The Canadian Centre on
Substance Abuse, funded by the government to study the use and abuse of
drugs, estimated that about a quarter of teens and young adults used
marijuana in 2013, which is more than two and half times the percentage
of adults over 25 years old.
Last
December, Health Canada spent millions of dollars on an anti-marijuana
ad campaign that claimed smoking too much pot reduces the IQs of teens.

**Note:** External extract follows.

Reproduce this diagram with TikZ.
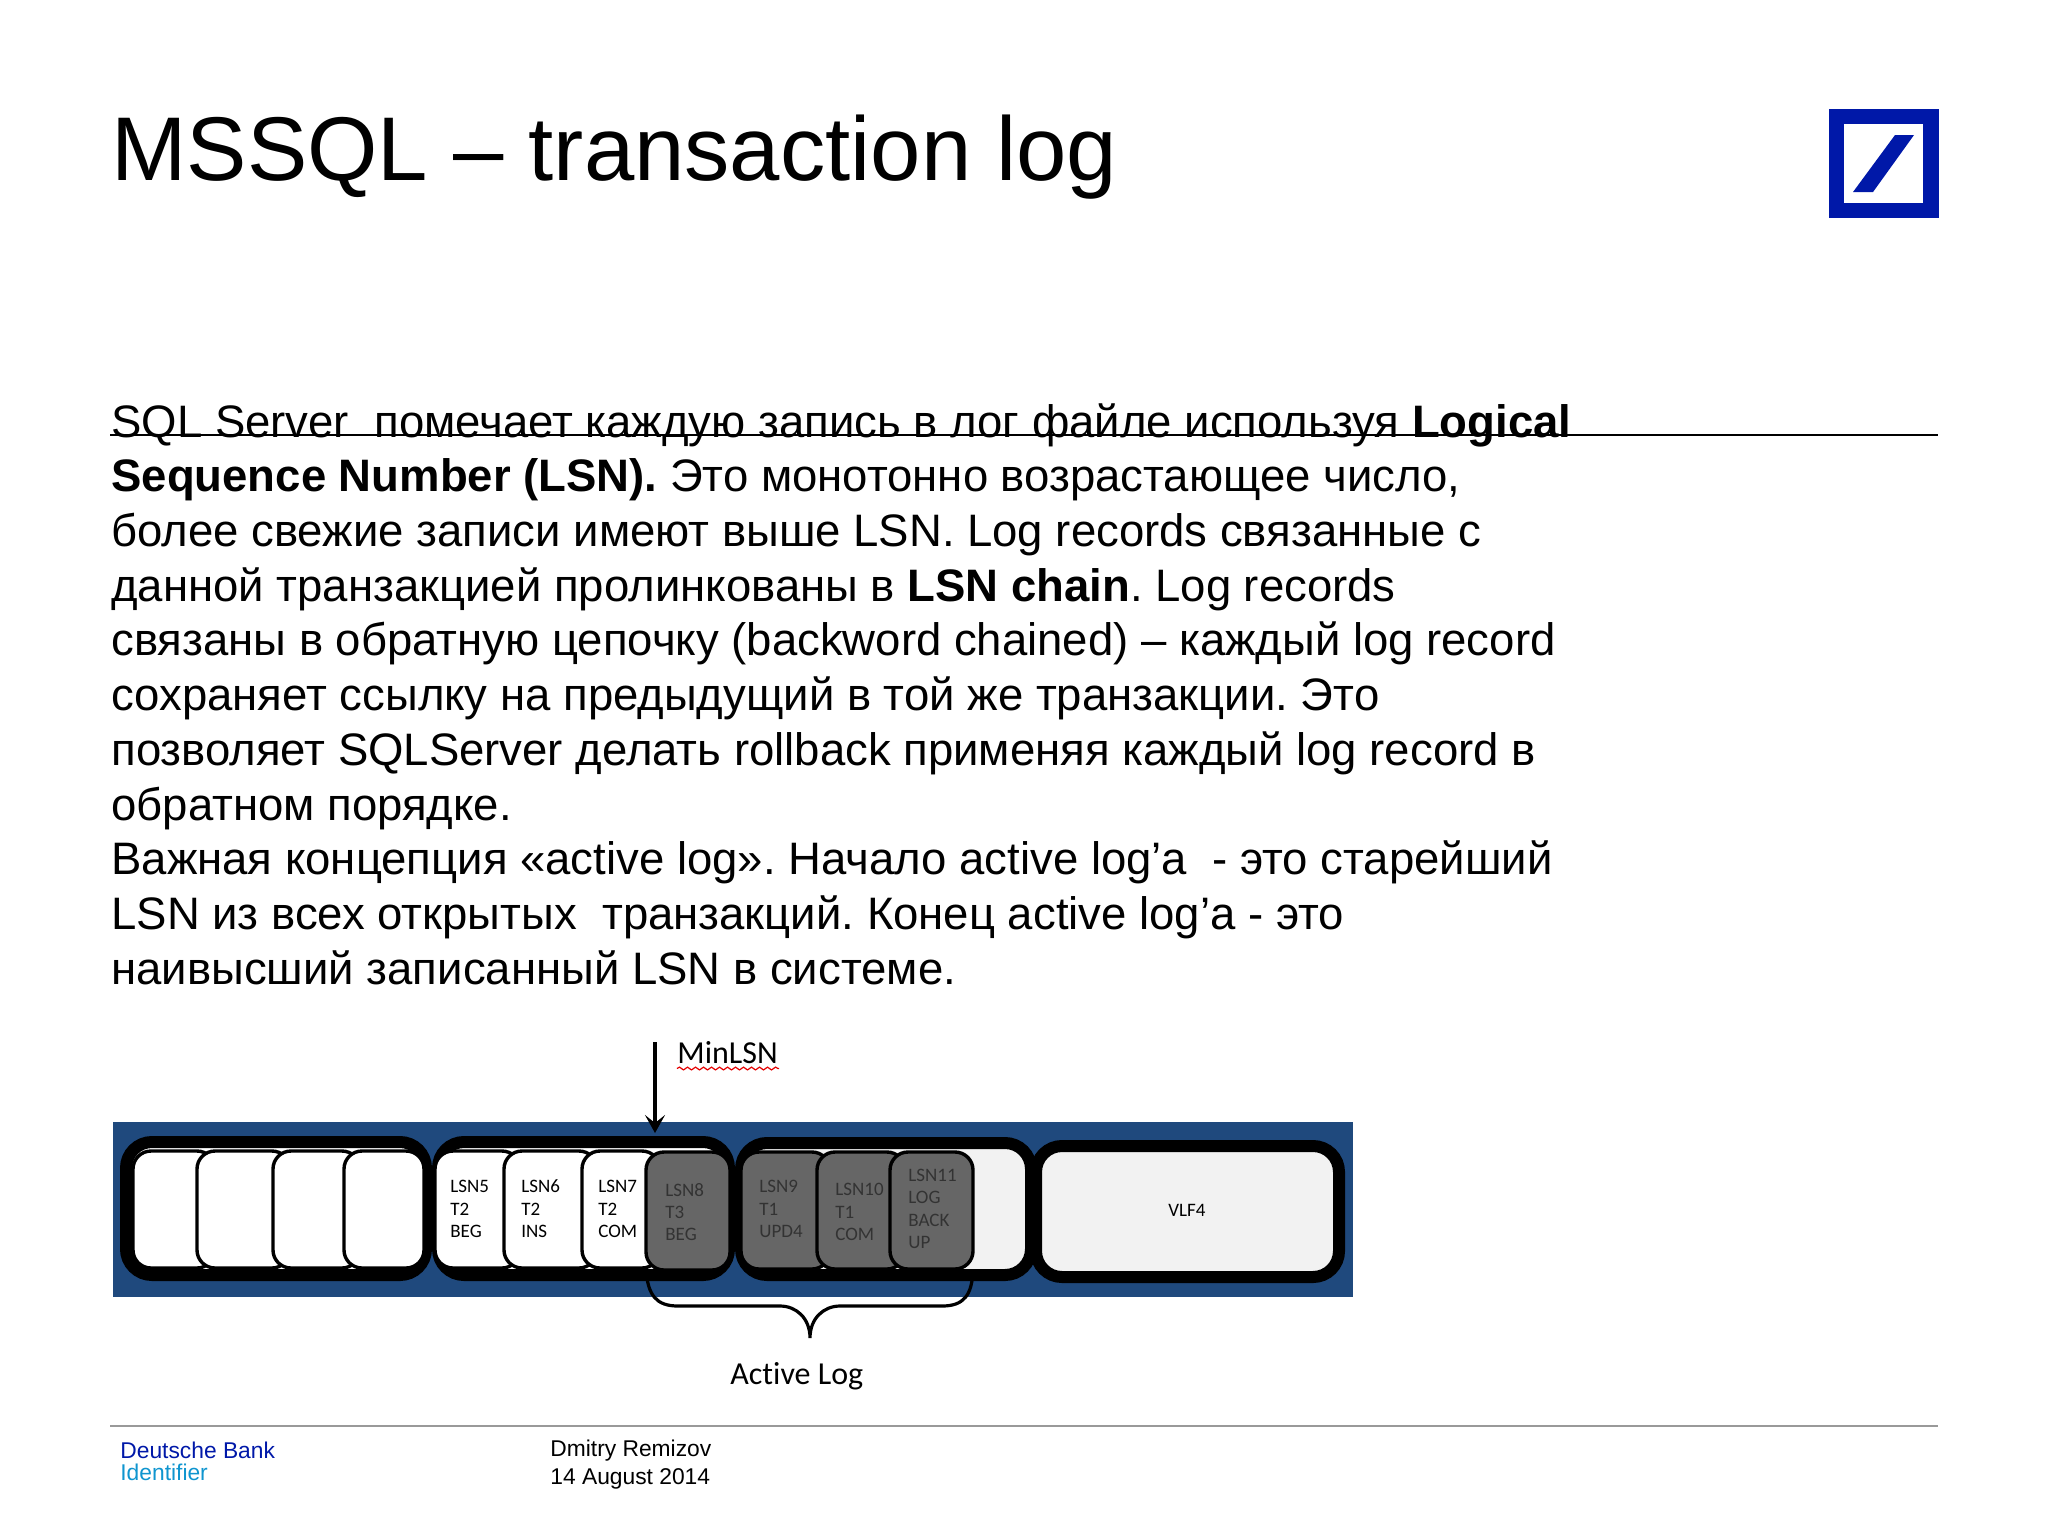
\documentclass[tikz,border=0pt]{standalone}
\usepackage{fontspec}
\setmainfont{Liberation Sans}
\newfontfamily\shotfont[Ligatures=NoCommon]{Carlito}
\frenchspacing
\usetikzlibrary{arrows.meta}
\usetikzlibrary{decorations.pathmorphing}
\definecolor{dbblue}{HTML}{0018A8}
\definecolor{dbcyan}{HTML}{0F95CF}
\definecolor{shotblue}{HTML}{1F497D}
\definecolor{shotgray}{HTML}{666666}
\definecolor{shotpale}{HTML}{F2F2F2}
\tikzset{
    vlfbox/.style={draw=black,line width=6pt,rounded corners=13pt},
    cellbox/.style={draw=black,line width=1.7pt,rounded corners=9pt,fill=white},
    darkbox/.style={cellbox,fill=shotgray},
    lsntext/.style={anchor=west,inner sep=0,align=left,font=\shotfont\fontsize{9.5}{11.2}\selectfont},
    darktext/.style={lsntext,text=black!80},
    shotlabel/.style={anchor=west,inner sep=0,font=\shotfont\fontsize{16}{19}\selectfont},
    footer/.style={anchor=west,inner sep=0,font=\fontsize{11.4}{13}\selectfont}
}

\begin{document}
\begin{tikzpicture}[x=0.5pt,y=-0.5pt]
        \useasboundingbox (0,0) rectangle (2048,1536);
        \node[anchor=base west,inner sep=0,font=\fontsize{45.25}{50}\selectfont] (title) at (111,180) {MSSQL -- transaction log};

        % logo
        \fill[dbblue] (1829,109) rectangle (1939,218);
        \fill[white] (1844,124) rectangle (1923,203);
        \fill[dbblue] (1895,135) -- (1914,135) -- (1873,192) -- (1853,192) -- cycle;

        % text
        \node[anchor=north west,inner sep=0,align=left,font=\fontsize{22.75}{27.35}\selectfont] (body) at (111,403) {%
            SQL Server\ \ помечает каждую запись в лог файле используя \textbf{Logical}\\
            \textbf{Sequence Number (LSN).} Это монотонно возрастающее число,\\
            более свежие записи имеют выше LSN. Log records связанные с\\
            данной транзакцией пролинкованы в \textbf{LSN chain}. Log records\\
            связаны в обратную цепочку (backword chained) -- каждый log record\\
            сохраняет ссылку на предыдущий в той же транзакции. Это\\
            позволяет SQLServer делать rollback применяя каждый log record в\\
            обратном порядке.\\
            Важная концепция «active log». Начало active log’а\ \ - это старейший\\
            LSN из всех открытых\ \ транзакций. Конец active log’а - это\\
            наивысший записанный LSN в системе.};
        \draw[line width=1pt] (110,435) -- (1938,435);

        % screenshot
        \fill[shotblue] (113,1122) rectangle (1353,1297);
        \draw[vlfbox,fill=white] (126,1142) rectangle (426,1275);
        \draw[vlfbox,fill=white] (438,1142) rectangle (729,1275);
        \draw[vlfbox,fill=shotpale] (741,1143) rectangle (1031,1275);
        \draw[vlfbox,fill=shotpale] (1036,1146) rectangle (1339,1277);

        \draw[cellbox] (133,1151) rectangle (215,1268);
        \draw[cellbox] (197,1151) rectangle (290,1268);
        \draw[cellbox] (273,1151) rectangle (360,1268);
        \draw[cellbox] (344,1151) rectangle (424,1268);

        \draw[cellbox] (435,1151) rectangle (520,1268);
        \draw[cellbox] (504,1151) rectangle (597,1268);
        \draw[cellbox] (582,1151) rectangle (660,1268);
        \draw[darkbox] (646,1152) rectangle (730,1270);

        \draw[darkbox] (741,1152) rectangle (830,1269);
        \draw[darkbox] (817,1152) rectangle (905,1269);
        \draw[darkbox] (890,1152) rectangle (973,1269);

        \node[lsntext] (lsn5) at (450,1209) {LSN5\\T2\\BEG};
        \node[lsntext] (lsn6) at (521,1209) {LSN6\\T2\\INS};
        \node[lsntext] (lsn7) at (598,1209) {LSN7\\T2\\COM};
        \node[darktext] (lsn8) at (665,1212) {LSN8\\T3\\BEG};
        \node[darktext] (lsn9) at (759,1209) {LSN9\\T1\\UPD4};
        \node[darktext] (lsn10) at (835,1212) {LSN10\\T1\\COM};
        \node[darktext] (lsn11) at (908,1209) {LSN11\\LOG\\BACK\\UP};
        \node[lsntext,anchor=center] (vlf4) at (1187,1210) {VLF4};

        % pointer and brace
        \node[shotlabel] (minlsn) at (677,1053) {MinLSN};
        \draw[red!90!black,line width=0.6pt,decorate,decoration={snake,amplitude=0.7pt,segment length=4pt}] (minlsn.south west) ++(0,4) -- ++(102,0);
        \coordinate (pointertop) at (655,1042);
        \coordinate (pointertip) at (655,1133);
        \draw[line width=1.8pt,-{Stealth[length=9pt,width=10pt,inset=4pt]}] (pointertop) -- (pointertip);

        \coordinate (braceleft) at (646,1270);
        \coordinate (bracetip) at (810,1338);
        \coordinate (braceright) at (973,1270);
        \draw[line width=1.6pt] (braceleft) .. controls (648,1295) and (656,1306) .. (678,1306)
            -- (780,1306) .. controls (796,1306) and (810,1318) .. (bracetip)
            .. controls (810,1318) and (824,1306) .. (840,1306)
            -- (942,1306) .. controls (964,1306) and (972,1295) .. (braceright);
        \node[shotlabel] (activelog) at (730,1376) {Active Log};

        % footer
        \draw[draw=gray!80,line width=1pt] (110,1426) -- (1938,1426);
        \node[footer,text=dbblue] (bank) at (120,1450) {Deutsche Bank};
        \node[footer,text=dbcyan] (identifier) at (120,1472) {Identifier};
        \node[footer] (speaker) at (550,1451) {Dmitry Remizov};
        \node[footer] (date) at (550,1479) {14 August 2014};
    \end{tikzpicture}
\end{document}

Three leading national medical bodies refused to endorse it, calling it a “political” anti-pot campaign, and experts have questioned the IQ claim.
Conservative
party spokesman Stephen Lecce said in an e-mailed statement that the
party believes “marijuana is an illegal drug with dangerous and lasting
health effects, especially on our youth.”
“Protecting
kids from the very real mental-health risks of marijuana such as
psychosis and even schizophrenia are paramount for our Conservative
government,” Mr. Lecce’s statement said.
Scientific
evidence indicates the two conditions are linked to heavy use of the
drug, but no causality has been proven, experts say.
At
a North Vancouver forum on youth marijuana addiction and ADHD late last
week, Anthony Ocana, a family doctor and addiction specialist, said his
younger patients who have mental health issues such as anxiety or
bipolar disorder will often smoke marijuana, which is easily attainable,
to calm their symptoms.
Dr. Ocana told
the crowd he has noticed one serious long-term harmful effect among his
patients who smoke almost daily: the gradual decline of their cognitive
function.
He added that psychosis is
the biggest short-term risk to his patients under 25 years old that
consume cannabis on more than 20 days a month. These episodes often come
from doses that are too high in THC, marijuana’s psychoactive
substance, or mixing the drug with other substances or medicines.
Research
has shown the brain develops its neuro-pathways well into a person’s
20s and it is important that the full effects of cannabis use during
this time are understood, Dr. Baerg Hall said.